I admire the fantastic work underage coaches do with the six, seven and eight-year-olds in clubs across the province. The technical skills and gross motor skills are all being coached superbly well to thousands of children. All of the children can run, jump, catch, kick, bounce, solo etc, but as they grow older, how many of those children are being given the responsibility to make decisions?

The decision-making process is being taken away from them, coaches are telling youngsters where to run, when to kick, when to drop, when to push. It’s stifling the development of leaders as well.

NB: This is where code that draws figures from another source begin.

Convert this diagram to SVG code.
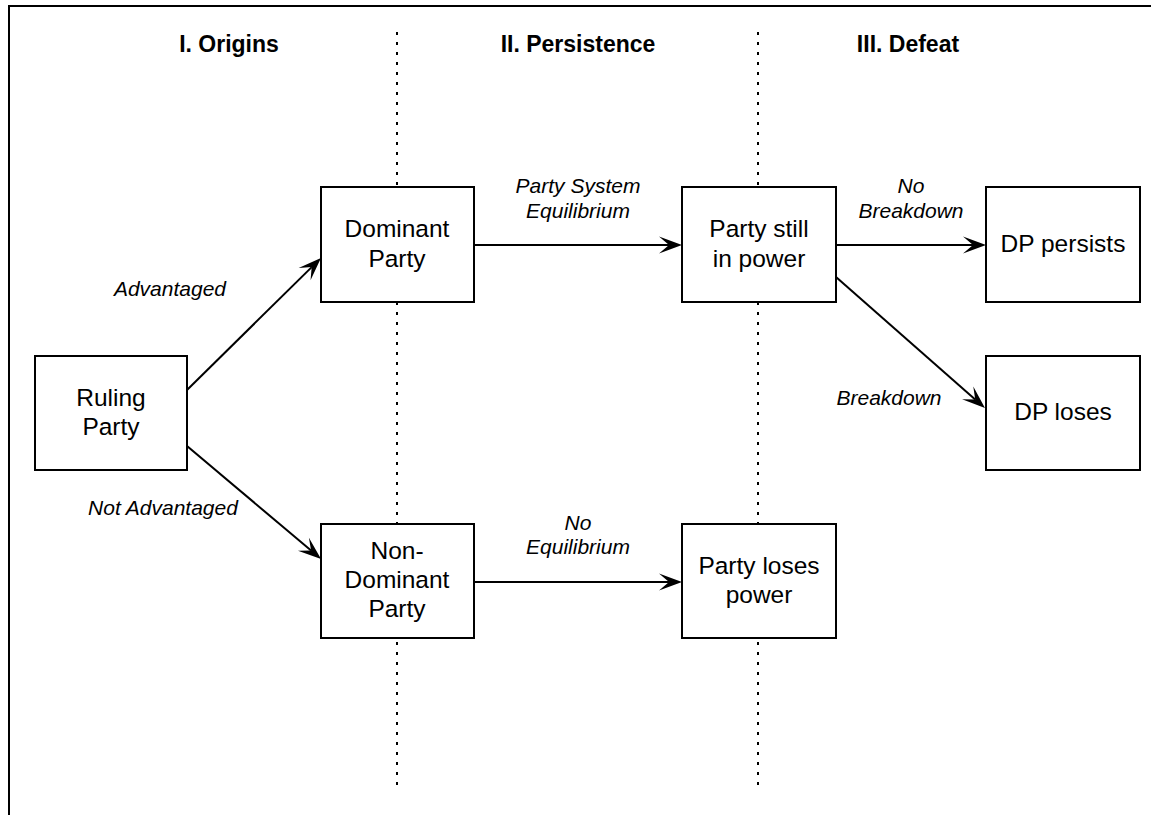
<svg xmlns="http://www.w3.org/2000/svg" width="1151" height="815" viewBox="0 0 1151 815">
  <style>
    .frame { fill: none; stroke: #000; stroke-width: 2; }
    .divider { stroke: #000; stroke-width: 2; stroke-dasharray: 3 7; fill: none; }
    .box { fill: #fff; stroke: #000; stroke-width: 2; }
    .label { font-family: "Liberation Sans", Arial, Helvetica, sans-serif; font-size: 24.5px; fill: #000; text-anchor: middle; }
    .head { font-family: "Liberation Sans", Arial, Helvetica, sans-serif; font-size: 23px; font-weight: bold; fill: #000; text-anchor: middle; }
    .edge-label { font-family: "Liberation Sans", Arial, Helvetica, sans-serif; font-size: 21px; font-style: italic; fill: #000; text-anchor: middle; }
    .edge { stroke: #000; stroke-width: 2; fill: none; marker-end: url(#arrow); }
  </style>
  <defs>
    <marker id="arrow" markerUnits="userSpaceOnUse" viewBox="-12 -10 27 20" refX="0" refY="0" markerWidth="27" markerHeight="20" orient="auto">
      <path d="M13,0 L-10,-8.5 L0,0 L-10,8.5 Z" fill="#000"/>
    </marker>
  </defs>

  <rect width="1151" height="815" fill="#fff"/>
  <rect class="frame" x="9" y="6" width="1160" height="830"/>

  <!-- stage dividers -->
  <g id="dividers">
    <line class="divider" x1="397" y1="32" x2="397" y2="787"/>
    <line class="divider" x1="758" y1="32" x2="758" y2="787"/>
  </g>

  <!-- stage headings -->
  <g id="headings">
    <text class="head" x="229" y="52">I. Origins</text>
    <text class="head" x="578" y="52">II. Persistence</text>
    <text class="head" x="908" y="52">III. Defeat</text>
  </g>

  <!-- connectors -->
  <g id="connectors">
    <line class="edge" x1="187" y1="390" x2="311.7" y2="267.1"/>
    <line class="edge" x1="187" y1="446" x2="311.1" y2="550.6"/>
    <line class="edge" x1="474" y1="245" x2="669" y2="245"/>
    <line class="edge" x1="474" y1="582" x2="669" y2="582"/>
    <line class="edge" x1="836" y1="245" x2="973" y2="245"/>
    <line class="edge" x1="836" y1="277" x2="975.2" y2="399.4"/>
    <text class="edge-label" x="170" y="296">Advantaged</text>
    <text class="edge-label" x="163" y="515">Not Advantaged</text>
    <text class="edge-label" x="578" y="193">Party System</text>
    <text class="edge-label" x="578" y="218">Equilibrium</text>
    <text class="edge-label" x="578" y="530">No</text>
    <text class="edge-label" x="578" y="554">Equilibrium</text>
    <text class="edge-label" x="911" y="193">No</text>
    <text class="edge-label" x="911" y="218">Breakdown</text>
    <text class="edge-label" x="889" y="405">Breakdown</text>
  </g>

  <!-- nodes -->
  <g id="ruling-party">
    <rect class="box" x="35" y="356" width="152" height="114"/>
    <text class="label" x="111" y="406">Ruling</text>
    <text class="label" x="111" y="435">Party</text>
  </g>
  <g id="dominant-party">
    <rect class="box" x="321" y="187" width="153" height="115"/>
    <text class="label" x="397" y="237">Dominant</text>
    <text class="label" x="397" y="267">Party</text>
  </g>
  <g id="non-dominant-party">
    <rect class="box" x="321" y="524" width="153" height="114"/>
    <text class="label" x="397" y="559">Non-</text>
    <text class="label" x="397" y="588">Dominant</text>
    <text class="label" x="397" y="617">Party</text>
  </g>
  <g id="party-still-in-power">
    <rect class="box" x="682" y="187" width="154" height="115"/>
    <text class="label" x="759" y="237">Party still</text>
    <text class="label" x="759" y="267">in power</text>
  </g>
  <g id="party-loses-power">
    <rect class="box" x="682" y="524" width="154" height="114"/>
    <text class="label" x="759" y="574">Party loses</text>
    <text class="label" x="759" y="603">power</text>
  </g>
  <g id="dp-persists">
    <rect class="box" x="986" y="187" width="154" height="115"/>
    <text class="label" x="1063" y="252">DP persists</text>
  </g>
  <g id="dp-loses">
    <rect class="box" x="986" y="356" width="154" height="114"/>
    <text class="label" x="1063" y="420">DP loses</text>
  </g>
</svg>
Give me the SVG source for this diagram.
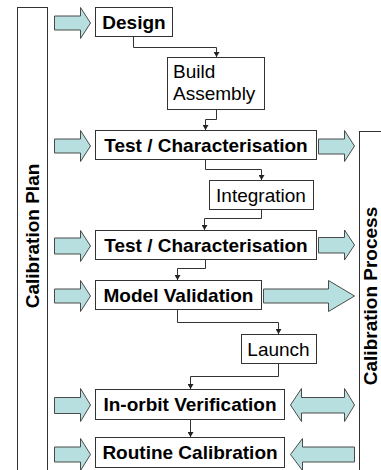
<svg xmlns="http://www.w3.org/2000/svg" width="381" height="470" viewBox="0 0 381 470">
  <style>
    .box { fill: #ffffff; stroke: #333333; stroke-width: 1; }
    .frame { fill: #ffffff; stroke: #333333; stroke-width: 1; }
    .blk { fill: #b7dfe0; stroke: #4a4a4a; stroke-width: 1; stroke-linejoin: miter; }
    .bold { font-family: "Liberation Sans", Arial, sans-serif; font-weight: bold; font-size: 19px; fill: #000; text-anchor: middle; }
    .reg { font-family: "Liberation Sans", Arial, sans-serif; font-size: 19px; fill: #000; }
    .side { font-family: "Liberation Sans", Arial, sans-serif; font-weight: bold; font-size: 19px; fill: #000; text-anchor: middle; }
    .conn { fill: none; stroke: #333333; stroke-width: 1; }
  </style>
  <defs>
    <marker id="tip" markerUnits="userSpaceOnUse" markerWidth="6" markerHeight="6" refX="5" refY="3" orient="auto">
      <path d="M0,0 L5,3 L0,6 Z" fill="#222222"/>
    </marker>
  </defs>

  <rect width="381" height="470" fill="#ffffff"/>

  <!-- side frames -->
  <g id="calibration-plan">
    <rect class="frame" x="17.5" y="7.5" width="30" height="480"/>
    <text class="side" transform="translate(39,236) rotate(-90)">Calibration Plan</text>
  </g>
  <g id="calibration-process">
    <rect class="frame" x="359.5" y="131.5" width="40" height="360"/>
    <text class="side" transform="translate(377,296) rotate(-90)">Calibration Process</text>
  </g>

  <!-- flow connectors -->
  <g id="connectors">
    <polyline class="conn" points="133.5,36 133.5,47.5 216.5,47.5 216.5,57" marker-end="url(#tip)"/>
    <polyline class="conn" points="216.5,109 216.5,119.5 205.5,119.5 205.5,130" marker-end="url(#tip)"/>
    <polyline class="conn" points="205.5,159 205.5,169.5 261.5,169.5 261.5,180" marker-end="url(#tip)"/>
    <polyline class="conn" points="261.5,209 261.5,218.5 204.5,218.5 204.5,230" marker-end="url(#tip)"/>
    <polyline class="conn" points="205.5,259 205.5,268.5 177.5,268.5 177.5,280" marker-end="url(#tip)"/>
    <polyline class="conn" points="177.5,309 177.5,322.5 278.5,322.5 278.5,334" marker-end="url(#tip)"/>
    <polyline class="conn" points="278.5,364 278.5,376.5 190.5,376.5 190.5,389" marker-end="url(#tip)"/>
    <polyline class="conn" points="190.5,420 190.5,437" marker-end="url(#tip)"/>
  </g>

  <!-- block arrows from the plan -->
  <g id="plan-arrows">
    <polygon class="blk" points="54.5,16 80.5,16 80.5,7.5 90.5,23 80.5,38.5 80.5,30 54.5,30"/>
    <polygon class="blk" points="54.5,139 80.5,139 80.5,130.5 90.5,146 80.5,161.5 80.5,153 54.5,153"/>
    <polygon class="blk" points="54.5,238 80.5,238 80.5,230.5 90.5,246 80.5,261.5 80.5,254 54.5,254"/>
    <polygon class="blk" points="54.5,289 80.5,289 80.5,280.5 90.5,296 80.5,311.5 80.5,303 54.5,303"/>
    <polygon class="blk" points="54.5,397.5 80.5,397.5 80.5,388.5 90.5,405 80.5,421.5 80.5,413.5 54.5,413.5"/>
    <polygon class="blk" points="54.5,447 80.5,447 80.5,438.5 90.5,454.5 80.5,470.5 80.5,462 54.5,462"/>
  </g>

  <!-- block arrows to and from the process -->
  <g id="process-arrows">
    <polygon class="blk" points="318.5,139 344.5,139 344.5,130.5 354.5,146 344.5,161.5 344.5,154 318.5,154"/>
    <polygon class="blk" points="318.5,237.5 344.5,237.5 344.5,230 354.5,245 344.5,260 344.5,253 318.5,253"/>
    <polygon class="blk" points="263.5,289 328.5,289 328.5,280.5 354.5,296 328.5,311.5 328.5,303 263.5,303"/>
    <polygon class="blk" points="290.5,405 301.5,388.5 301.5,397.5 344.5,397.5 344.5,388.5 354.5,405 344.5,421.5 344.5,413 301.5,413 301.5,421.5"/>
    <polygon class="blk" points="290.5,454.5 302.5,438.5 302.5,447 354.5,447 354.5,462 302.5,462 302.5,470.5"/>
  </g>

  <!-- process steps -->
  <g id="design">
    <rect class="box" x="95.5" y="7.5" width="77" height="29"/>
    <text class="bold" x="134" y="28.5">Design</text>
  </g>
  <g id="build-assembly">
    <rect class="box" x="167.5" y="57.5" width="97" height="52"/>
    <text class="reg" x="173" y="78">Build</text>
    <text class="reg" x="173" y="100">Assembly</text>
  </g>
  <g id="test-characterisation-1">
    <rect class="box" x="95.5" y="130.5" width="221" height="29"/>
    <text class="bold" x="206" y="151.5">Test / Characterisation</text>
  </g>
  <g id="integration">
    <rect class="box" x="209.5" y="180.5" width="104" height="29"/>
    <text class="reg" x="261" y="201.5" text-anchor="middle">Integration</text>
  </g>
  <g id="test-characterisation-2">
    <rect class="box" x="95.5" y="230.5" width="221" height="29"/>
    <text class="bold" x="206" y="251.5">Test / Characterisation</text>
  </g>
  <g id="model-validation">
    <rect class="box" x="95.5" y="280.5" width="166" height="29"/>
    <text class="bold" x="178.5" y="301.5">Model Validation</text>
  </g>
  <g id="launch">
    <rect class="box" x="241.5" y="334.5" width="75" height="29"/>
    <text class="reg" x="278.5" y="355.5" text-anchor="middle">Launch</text>
  </g>
  <g id="in-orbit-verification">
    <rect class="box" x="95.5" y="389.5" width="189" height="30"/>
    <text class="bold" x="190" y="411">In-orbit Verification</text>
  </g>
  <g id="routine-calibration">
    <rect class="box" x="95.5" y="437.5" width="189" height="30"/>
    <text class="bold" x="190" y="459">Routine Calibration</text>
  </g>
</svg>
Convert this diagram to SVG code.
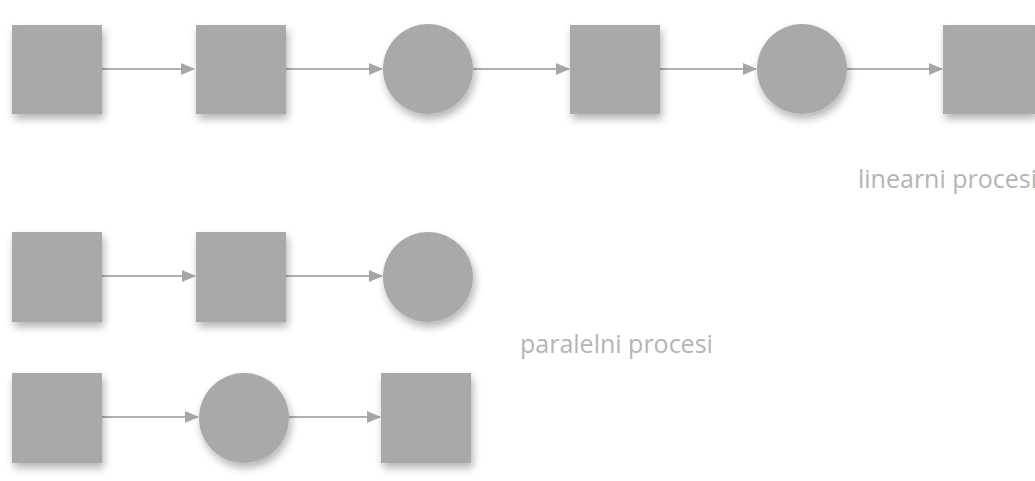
<svg xmlns="http://www.w3.org/2000/svg" width="1035" height="481" viewBox="0 0 1035 481">
<style>
.n{fill:#a9a9a9;filter:url(#sh)}
.c{stroke:#b0b0b0;stroke-width:2;fill:none;marker-end:url(#ah)}
.t{font-family:"Open Sans","Liberation Sans",sans-serif;font-size:25px;fill:#b4b4b4}
</style>
<defs>
<filter id="sh" x="-20%" y="-20%" width="150%" height="150%">
<feGaussianBlur in="SourceAlpha" stdDeviation="4"/>
<feOffset dx="2" dy="5" result="b"/>
<feComponentTransfer><feFuncA type="linear" slope="0.3"/></feComponentTransfer>
<feMerge><feMergeNode/><feMergeNode in="SourceGraphic"/></feMerge>
</filter>
<marker id="ah" markerWidth="14" markerHeight="12" refX="13" refY="6" orient="auto" markerUnits="userSpaceOnUse">
<path d="M0,0 L14,6 L0,12 Z" fill="#a6a6a6"/>
</marker>
</defs>
<rect width="1035" height="481" fill="#ffffff"/>
<g id="connectors">
<line class="c" x1="102" y1="69" x2="194" y2="69"/>
<line class="c" x1="286" y1="69" x2="382" y2="69"/>
<line class="c" x1="473" y1="69" x2="569" y2="69"/>
<line class="c" x1="660" y1="69" x2="756" y2="69"/>
<line class="c" x1="847" y1="69" x2="942" y2="69"/>
<line class="c" x1="102" y1="276" x2="195" y2="276"/>
<line class="c" x1="286" y1="276" x2="382" y2="276"/>
<line class="c" x1="102" y1="417" x2="198" y2="417"/>
<line class="c" x1="289" y1="417" x2="380" y2="417"/>
</g>
<g id="n1"><rect class="n" x="12" y="25" width="90" height="89"/></g>
<g id="n2"><rect class="n" x="196" y="25" width="90" height="89"/></g>
<g id="n3"><circle class="n" cx="428" cy="69" r="45"/></g>
<g id="n4"><rect class="n" x="570" y="25" width="90" height="89"/></g>
<g id="n5"><circle class="n" cx="802" cy="69" r="45"/></g>
<g id="n6"><rect class="n" x="943" y="25" width="92" height="89"/></g>
<g id="n7"><rect class="n" x="12" y="232" width="90" height="90"/></g>
<g id="n8"><rect class="n" x="196" y="232" width="90" height="90"/></g>
<g id="n9"><circle class="n" cx="428" cy="277" r="45"/></g>
<g id="n10"><rect class="n" x="12" y="373" width="90" height="90"/></g>
<g id="n11"><circle class="n" cx="244" cy="418" r="45"/></g>
<g id="n12"><rect class="n" x="381" y="373" width="90" height="90"/></g>
<g id="labels">
<text class="t" x="858" y="188">linearni procesi</text>
<text class="t" x="520" y="353">paralelni procesi</text>
</g>
</svg>
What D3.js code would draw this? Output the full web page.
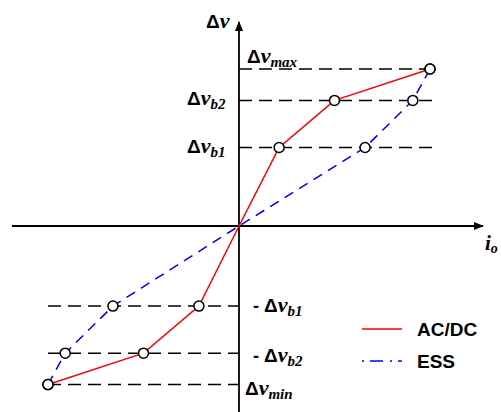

I have had a taste of working with younger players last year in my new role as GAA Development Officer for a school and I travelled around feeder primary schools giving the young people a taster in GAA sessions. I always started with an element of skill refinement and development but tried to base the majority of the session around fun, innovative, thinking games.

It’s time to start giving the power of ownership back to our young players. Take a risk over the next few weeks, let them explore through games. Play mini-games in your training sessions and send them away in small groups to discuss how it could go better or what went well. Use what are known as ‘tactical timeouts.’

Play mini tournaments in training – once the ban on non-contact is lifted – where different players lead the half-time and pre-match team-talks to try and develop and create some leadership.

Kids don’t talk anymore. They Whatsapp or Snapchat each other which, in turn, has an impact on the field. It’s time we as coaches stopped intervening too much with the young players during training and let the session be more natural. Let them play and explore games with a freedom, the same way ‘the Gooch’, the O’Ses, Canavan would have played when they were younger.

There was no one telling ‘the Gooch’ not to kick the ball with the outside of his foot! The best way to let young players be free is through the power of play.